Despite not being on the agenda as a topic of discussion at the G8 in Ireland this week, in the final communiqué, leaders expressed their commitment to tackling climate change, acknowledging that it is a ‘contributing factor in increased economic and security risks globally’.
Having faced strong criticism for its failure to include climate change on the agenda, the final communiqué nonetheless dedicates a page to climate change stating that ‘it is one of the foremost challenges for our future economic growth and wellbeing’.
We note with grave concern the gap between current country pledges and what is needed and will work towards increasing mitigation ambition in the period to 2020.
In acknowledging the slow progress of climate change action globally, the communiqué states that leaders will work with a raft of international groups to accelerate action on climate change, including the UNFCCC, the Major Economies Forum, Climate and Clean Air Coalition, which aims to reduce emissions of short-live climate pollutants, and the International Civil Aviation Organisation and International Maritime Organisation, both of which are currently working on proposals for new carbon pricing regimes.

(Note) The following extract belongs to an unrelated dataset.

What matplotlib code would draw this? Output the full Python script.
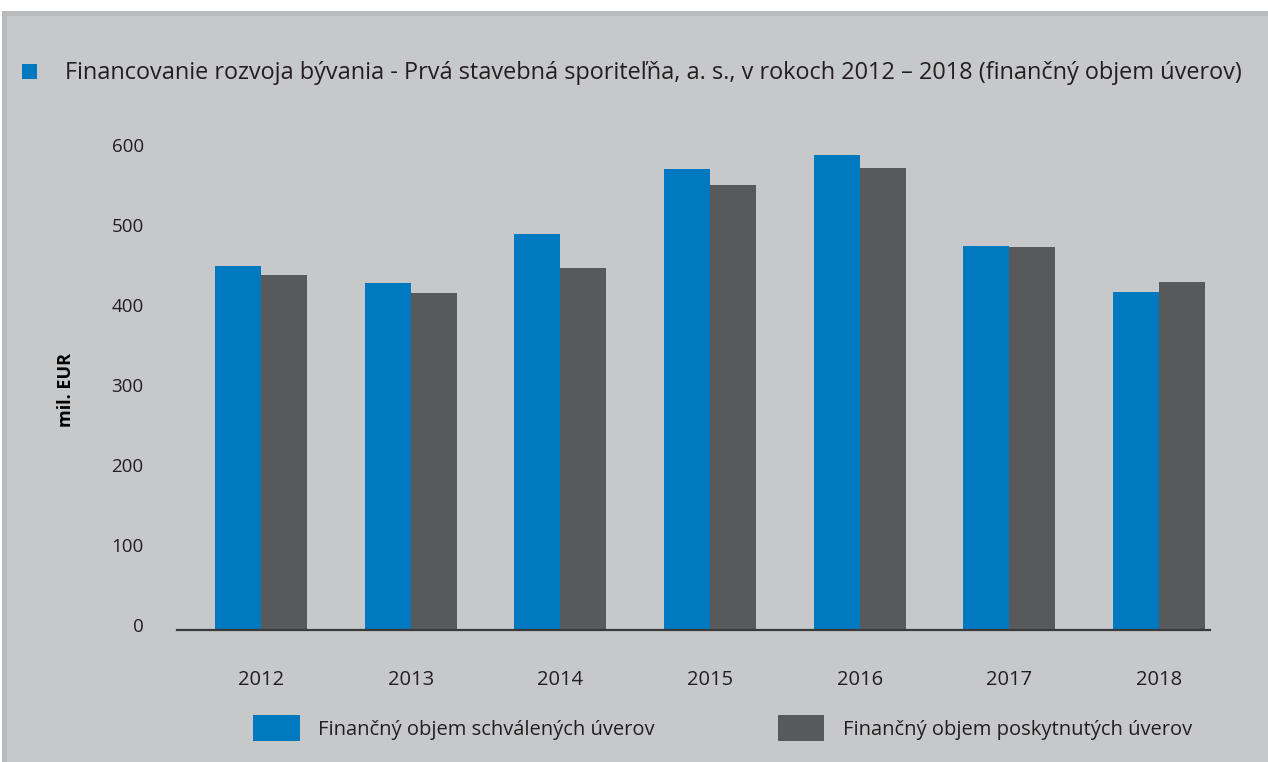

We remain strongly committed to addressing the urgent need to reduce greenhouse gas emissions significantly by 2020 and to pursue our low-carbon path afterwards, with a view to doing our part to limit effectively the increase in global temperature below 2°C above pre-industrial levels, consistent with science.
Leigh Stringer, writing on the summit for edie.net, says that in considering the means to better respond to the climate change challenge and its associated risks, ‘international climate policy and sustainable economic development are mutually reinforcing’.